The aim of the bypass is to reduce traffic flow along (at least) the A57 and the reviewed environmental statement of February 2007 provided radically different traffic forecasts to the originals summarised above. In particular, the new forecast indicated that there would be over 26,000 vehicles per day travelling along Back Moor. According to the data presented by the Highways Agency, this amount of traffic is greater than that presently using the main A57 Hyde Road through Mottram.

==Climate change impacts==
Government-funded research carried out by English Nature found that the proposed scheme would increase greenhouse gas CO_{2} pollution in the area by 15,840 tonnes per annum. Furthermore, the costs of the CO_{2} pollution were not included in the Highways Agency cost–benefit analysis. In the republished Environmental Statement summary, the Highways Agency admit that the scheme will entail "an estimated increase of 9% in emissions of the greenhouse gas carbon dioxide". However, in a Statement of the Area address on 21 November 2006, the Leader of Tameside Council announced that 4,500 trees had already been planted, increasing to 10,000 to compensate for the loss of trees when the bypass is built and to help mitigate the increases in CO_{2} emissions.
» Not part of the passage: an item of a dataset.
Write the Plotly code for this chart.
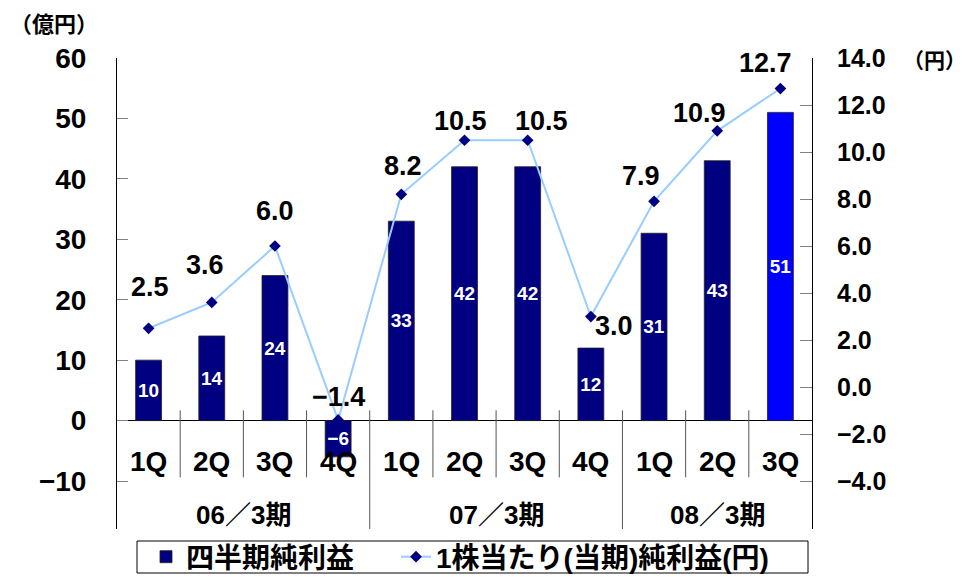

The council leader also claimed that each tree planted would offset 75 kg of CO_{2} per annum. This figure—for trees to be planted in northern England—is 3.5 times greater than that for trees planted in tropical rainforests.

In an alternative proposal to the bypass, Translink claims that the removal of HGVs from the A628 onto a cross-Peak train line would save approximately 100,000 tons of CO_{2} per year.